Hi all,

I thought it was worth asking before doing…

I want to apply a GPO (containing computer settings) to a few computers on the network.

My plan is to link the new GPO to the OU where the computers reside.

I am always unsure on the correct way to use security filtering.

For example, do I first put all the test computers in a security group then use security filtering in group policy management console to restrict the application of the GPO to the computers in security group? Do I remove the authenticated users group?

Basically I do not want the GPO to apply to all computers on the network! Not yet anyway.

I think this is the exact same scenario as me…

8 Spice ups

Computer GPOs are easier in this, and you are correct. Remove Authenticated Users and just add your Computer Security Group on the Scope tab in Security Filtering. This will automatically add it to the Delegation tab.

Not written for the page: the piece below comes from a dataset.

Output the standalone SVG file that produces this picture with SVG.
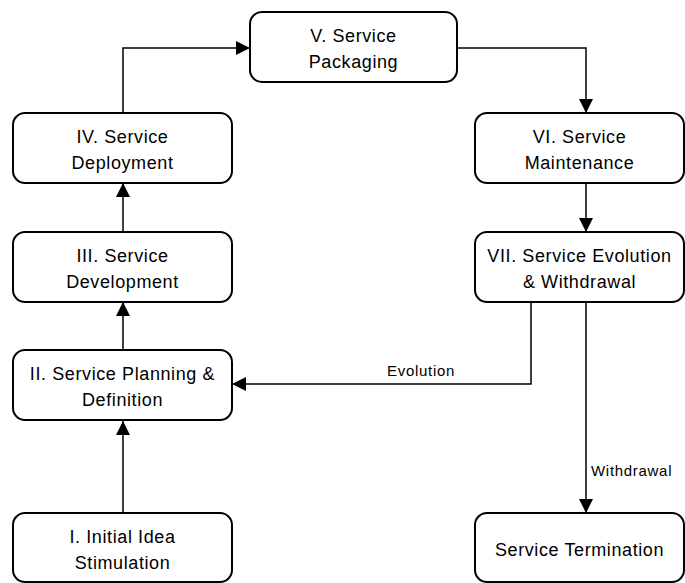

In simple terms, Scope is who the GPO applies to and Delegation is who can Read the GPO.

1 Spice up

many thanks, and under the delegation tab should I give authenticated users read permissions?

I just apply GPO to the correct test OU. No need for security filtering. Just apply to the OU, and all computers at that OU or below will get the GPO at next GPO refresh.

kevinmhsieh i did consider this and i have done like this previously, however, the test devices are scattered all over AD and I do not want to start creating new OUs etc.

Remove Authenticated from the Delegation tab if you added it. By adding the computer group to the Scope tab, it added the same group to Delegation. So you should be covered.

Then you need to do security filtering.

As a side note, If you want to target the specific users, then you should add your target Computer accounts to the security group which is located on the Delegation section of the created GPO.